Asisten Pidana Khusus Kejati Jatim, Saiful Bahri Siregar. (Metrotvnews.com/Amal)
Amaluddin • 8 July 2025 19:29
Surabaya: Kejaksaan Tinggi (Kejati) Jawa Timur menaikkan status penanganan kasus dugaan korupsi Program Bantuan Stimulan Perumahan Swadaya (BSPS) di Kabupaten Sumenep ke tahap penyidikan. Program yang bersumber dari anggaran tahun 2024 itu, diduga kuat diselewengkan oleh sejumlah pihak.
Peningkatan status ini diumumkan setelah gelar perkara pada 7 Juli 2025, dan tertuang dalam Surat Perintah Penyidikan Nomor: Print-1052/M.5/Fd.2/07/2025. Sebelumnya, penyelidikan telah dimulai sejak 14 Mei 2025 berdasarkan Surat Perintah Penyelidikan Nomor: Print-6864/M.5.1/Fd.1/05/2025.

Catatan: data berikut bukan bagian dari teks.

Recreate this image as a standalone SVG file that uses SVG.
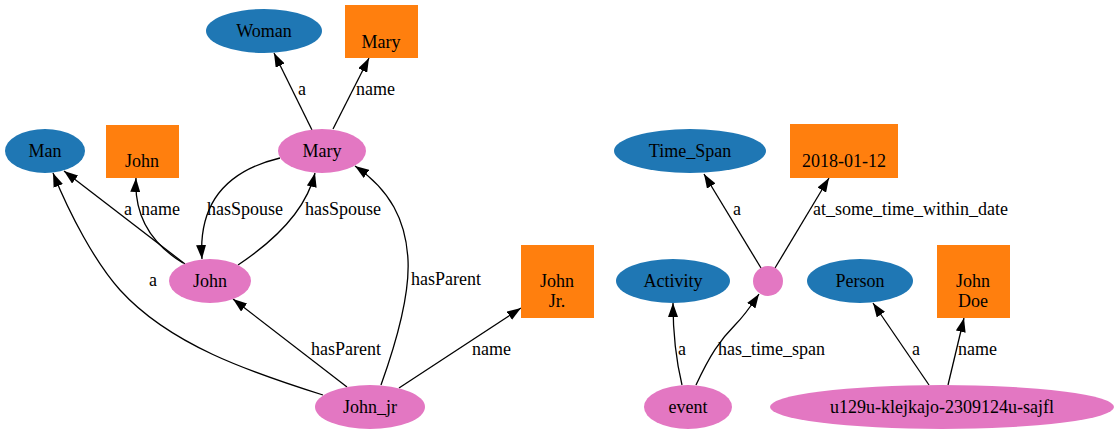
<svg xmlns="http://www.w3.org/2000/svg" width="1120" height="434" viewBox="0 0 1120 434" font-family="'Liberation Serif', 'Times New Roman', Times, serif">
<style>
text{font-family:'Liberation Serif','Times New Roman',Times,serif;font-size:18px;fill:#000}
.n text{text-anchor:middle}
.cls{fill:#1f77b4}
.lit{fill:#ff7f0e}
.ent{fill:#e377c2}
.e path{fill:none;stroke:#000;stroke-width:1.3;marker-end:url(#ah)}
</style>
<defs>
<marker id="ah" markerUnits="userSpaceOnUse" viewBox="0 0 14 10" refX="14" refY="5" markerWidth="14" markerHeight="10" orient="auto">
<path d="M0,0 L14,5 L0,10 z" fill="#000"/>
</marker>
</defs>
<rect width="1120" height="434" fill="#fff"/>
<g id="edges" class="e">
<path d="M312,130 L274,53"/>
<path d="M333,129 L369,58"/>
<path d="M185,264 L64,171"/>
<path d="M183,263 C150,243 134,215 136,178"/>
<path d="M280,158 C230,170 198,200 202,259"/>
<path d="M238,265 C268,245 305,215 315,173"/>
<path d="M323,395 C250,372 170,345 120,290 C95,262 70,215 53,173"/>
<path d="M347,387 L233,299"/>
<path d="M381,385 C390,360 410,300 408,260 C406,220 390,190 355,166"/>
<path d="M399,388 L521,308"/>
<path d="M761,268 L704,174"/>
<path d="M775,268 L829,178"/>
<path d="M682,385 C676,360 673,335 673,303"/>
<path d="M696,385 C710,355 720,340 735,325 C745,315 753,303 759,294"/>
<path d="M929,385 L873,303"/>
<path d="M948,385 L964,318"/>
</g>
<g id="edge-labels">
<text x="298" y="95">a</text>
<text x="356" y="95">name</text>
<text x="124" y="215">a</text>
<text x="141" y="215">name</text>
<text x="207" y="215">hasSpouse</text>
<text x="305" y="215">hasSpouse</text>
<text x="149" y="286">a</text>
<text x="411" y="285">hasParent</text>
<text x="311" y="355">hasParent</text>
<text x="472" y="355">name</text>
<text x="733" y="215">a</text>
<text x="813" y="215">at_some_time_within_date</text>
<text x="678" y="355">a</text>
<text x="718" y="355">has_time_span</text>
<text x="912" y="355">a</text>
<text x="958" y="355">name</text>
</g>
<g id="Woman" class="n"><ellipse class="cls" cx="264" cy="31" rx="58" ry="22"/><text x="264" y="37">Woman</text></g>
<g id="MaryLit" class="n"><rect class="lit" x="345" y="5" width="73" height="53"/><text x="381" y="48">Mary</text></g>
<g id="Man" class="n"><ellipse class="cls" cx="45" cy="151" rx="40" ry="22"/><text x="45" y="157">Man</text></g>
<g id="JohnLit" class="n"><rect class="lit" x="106" y="125" width="73" height="53"/><text x="142" y="167">John</text></g>
<g id="Mary" class="n"><ellipse class="ent" cx="322" cy="151" rx="44" ry="22"/><text x="322" y="157">Mary</text></g>
<g id="Time_Span" class="n"><ellipse class="cls" cx="690" cy="151" rx="76" ry="22"/><text x="690" y="157">Time_Span</text></g>
<g id="DateLit" class="n"><rect class="lit" x="790" y="124" width="108" height="54"/><text x="844" y="167">2018-01-12</text></g>
<g id="John" class="n"><ellipse class="ent" cx="210" cy="281" rx="41" ry="22"/><text x="210" y="287">John</text></g>
<g id="JohnJrLit" class="n"><rect class="lit" x="521" y="245" width="73" height="73"/><text x="557" y="287">John</text><text x="557" y="307">Jr.</text></g>
<g id="Activity" class="n"><ellipse class="cls" cx="673" cy="281" rx="57" ry="22"/><text x="673" y="287">Activity</text></g>
<g id="timespan" class="n"><circle class="ent" cx="768" cy="281" r="15"/></g>
<g id="Person" class="n"><ellipse class="cls" cx="860" cy="281" rx="53" ry="22"/><text x="860" y="287">Person</text></g>
<g id="JohnDoeLit" class="n"><rect class="lit" x="937" y="245" width="73" height="73"/><text x="973" y="287">John</text><text x="973" y="307">Doe</text></g>
<g id="John_jr" class="n"><ellipse class="ent" cx="370" cy="407" rx="55" ry="22"/><text x="370" y="413">John_jr</text></g>
<g id="event" class="n"><ellipse class="ent" cx="688" cy="407" rx="44" ry="22"/><text x="688" y="413">event</text></g>
<g id="u129u" class="n"><ellipse class="ent" cx="942" cy="407" rx="172" ry="22"/><text x="942" y="413">u129u-klejkajo-2309124u-sajfl</text></g>
</svg>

"Tim telah memeriksa sedikitnya 250 orang saksi, mulai dari penerima bantuan, kepala desa, fasilitator lapangan, pemilik toko bangunan, hingga pejabat pembuat komitmen (PPK)," kata Asisten Pidana Khusus Kejati Jatim, Saiful Bahri Siregar, dalam konferensi pers di Surabaya, Selasa, 8 Juli 2025.
Saiful mengatakan Tim Penyidik juga melakukan penggeledahan serentak enam lokasi di Kabupaten Sumenep pada hari yang sama, sebagai upaya pengumpulan alat bukti. Lokasi tersebut diduga berkaitan langsung dengan pelaksanaan proyek BSPS.

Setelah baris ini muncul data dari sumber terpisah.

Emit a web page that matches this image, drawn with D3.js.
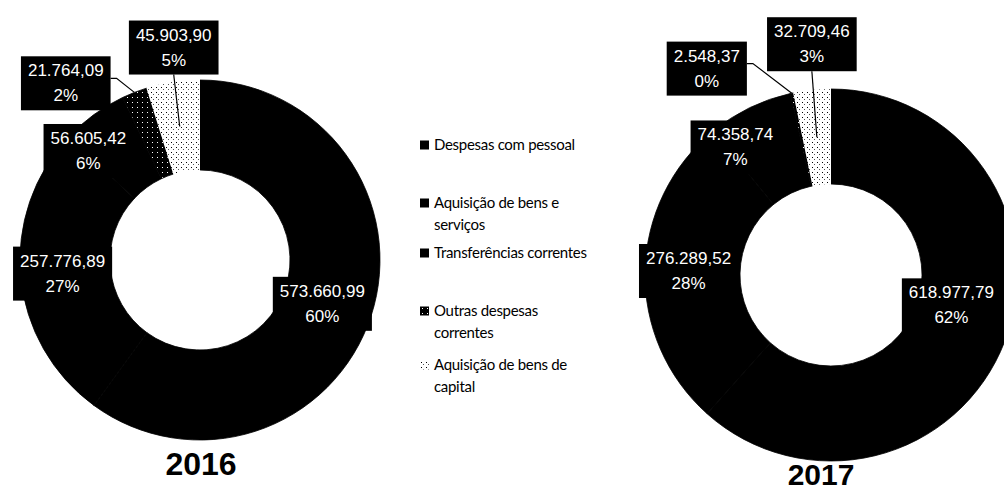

Tak hanya di Sumenep, dua lokasi lainnya di Kota Surabaya juga turut digeledah oleh penyidik sejak pukul 14.50 WIB berdasarkan Surat Perintah Penggeledahan Nomor: Print-1057/M.5.5/Fd.2/07/2025.
"Dari lokasi itu, kami menyita berbagai dokumen penting dan perangkat elektronik, seperti telepon genggam, laptop, serta rekaman suara yang diduga berkaitan dengan pelaksanaan program," ujarnya.
Selain itu, sebanyak 15 kepala desa dari Sumenep juga turut diperiksa di kantor Kejati Jatim pada hari yang sama. Mereka dimintai keterangan terkait dugaan keterlibatan mereka dalam proyek BSPS.
Saiful menegaskan komitmennya untuk menuntaskan kasus ini secara profesional dan transparan, serta mengimbau seluruh saksi agar kooperatif. "Kami ingatkan setiap upaya menghambat proses penyidikan atau memberikan keterangan palsu, maka akan dikenakan sanksi pidana sebagaimana diatur dalam Pasal 21 dan/atau Pasal 22 UU Nomor 31 Tahun 1999 tentang Pemberantasan Tindak Pidana Korupsi," pungkas Saiful.